To supplement the city’s offers to buy out Gordon Plaza residents, New Orleans City Council created a fund to help with any moving costs associated with relocation during its meeting Thursday.
But where the money will come from – and how much residents will be eligible for – remain open questions.
Councilmember JP Morrell, who drafted the ordinance, said that as the city works through its current budget season, money can be allocated to the newly created Gordon Plaza Environmental Equity Relocation Assistance Fund. Morrell said the council will wait to secure the funding before creating a framework.
“When you create a fund to receive money, once money is identified then you can come back and put limits on the fund,” Morrell said during Thursday’s meeting. “It’s a first step in a process.”
The new ordinance passed in a 6-0 vote. It comes after months of heated debate between Gordon Plaza residents, the City Council and the Cantrell administration over how much to pay to move residents off of the hazardous site of a retired landfill.
The city plans to convert the former Agriculture Street landfill site into a renewable energy park to power a Sewerage and Water Board pump station nearby.
In October, the city’s first public buyout offer didn’t include money to cover the cost of moving into a new home – something residents have called nonnegotiable. So far, the city has sent out eight offer letters, and one has been accepted despite the lack of relocation assistance, City of New Orleans Press Secretary John Lawson said Thursday.
An analysis done by two Tulane University professors and a New Orleans realtor in December on the residents’ behalf, provided a preliminary estimate of $25,000 for relocation costs after conversations with state environmental groups familiar with the expense associated with climate buyouts.
The relocation fund would provide money separately from the city’s buyout offer, but Morrell has said he plans to have the two work in tandem so residents can access the moving assistance when they receive the buyout offer from the city.
“We’ll do our best as a council to make sure there’s synergy,” he said during Monday’s Gordon Plaza Task Force meeting.
During that meeting, New Orleans Chief Administrative Officer Gilbert Montano said the Cantrell administration is on board with the idea of the fund. The execution, however, could depend on determing whether the new fund has any impact on the litigation against the city over the thousands of people exposed to the landfill since the 1980s.
“Working through that legal question is the only thing the administration and the council have to make sure we’re shored up on so that we don’t open the city up to other liability,” Montano said Monday.
Located in the Desire neighborhood, Gordon Plaza is the last populated neighborhood on the former site of the Agriculture Street landfill, home to 67 properties. The area once hosted a public housing development called Press Park, a senior housing complex and an elementary school that were all shut down after Hurricane Katrina.
In July, the Orleans Civil District Court judge ruled in favor of 5,000 residents named in a class action lawsuit against the City of New Orleans, the Housing Authority of New Orleans and the Orleans Parish School Board. The judge said the residents were entitled to $75.3 million for emotional distress and property damage, but the city has yet to pay up.

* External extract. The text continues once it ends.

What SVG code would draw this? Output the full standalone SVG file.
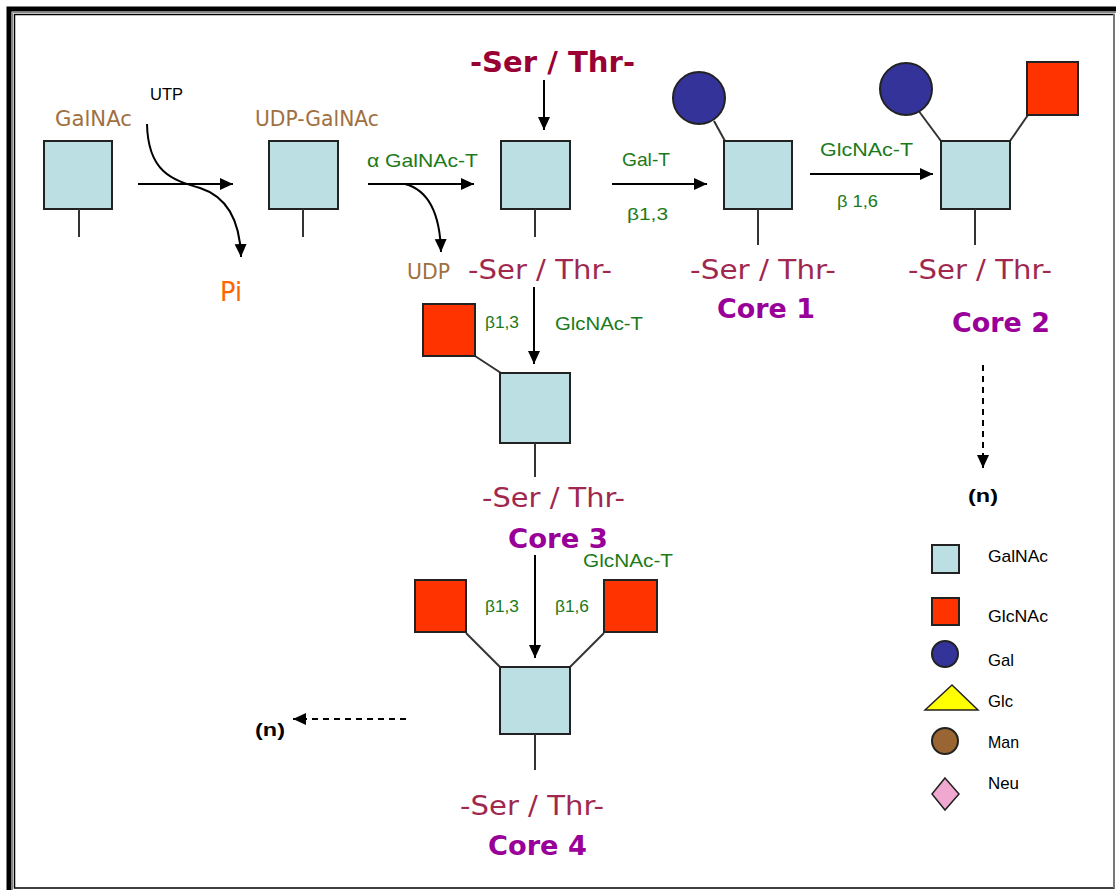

The vote also came one day after the appraiser hired by the city to value homes was asked to respond to a letter detailing potential flaws in his appraisal of a 2,898-square-foot home in Gordon Plaza. The letter came at the request of Gordon Plaza residents, though the group said the evaluation was done for free.
It wasn’t an official review of the appraisal; instead, the company aimed to provide topline guidance on whether the appraisal aligned with state and federal standards.
The letter – crafted by ARC Appraisers, an appraisal review company – cited shortcomings in New Orleans appraiser Jim Thorns’ method for valuing the house. Thorns had selected three recently sold homes in two other predominantly Black neighborhoods nearby, Pontchartrain Park and Gentilly Woods, to determine the Gordon Plaza home’s value had it not been built on soil laced with hazardous chemicals.
ARC Appraisers’ letter noted that the houses used for comparison were substantially smaller than the Gordon Plaza house and located in a higher-risk flood zone. It also found several potential violations of the Uniform Standards of Professional Appraisal Practice – the standard for all appraisals for federally-related real estate transactions – in part due to the use of outdated forms and methods.
Read the letter from ARC Appraisers' Chief Appraiser Chris Baker here.
Thorns had yet to respond to the concerns laid out in the letter on Thursday, missing the Wednesday deadline. On Thursday morning, he told WWNO he was still working on his response and didn’t plan to comment publicly until he had sent it to the Gordon Plaza Task Force.
The Residents of Gordon Plaza, Inc. – a community advocacy group – planned to send Thorns a list of residents ready for an appraisal on Wednesday. Instead, the group will withhold the list until they receive a written statement regarding changes to future appraisals, according to a media release Thursday.
They also called for the council to identify a source for money to place in the relocation assistance fund.
The next Gordon Plaza Task Force meeting is scheduled for Friday, Nov. 11. At 1 p.m.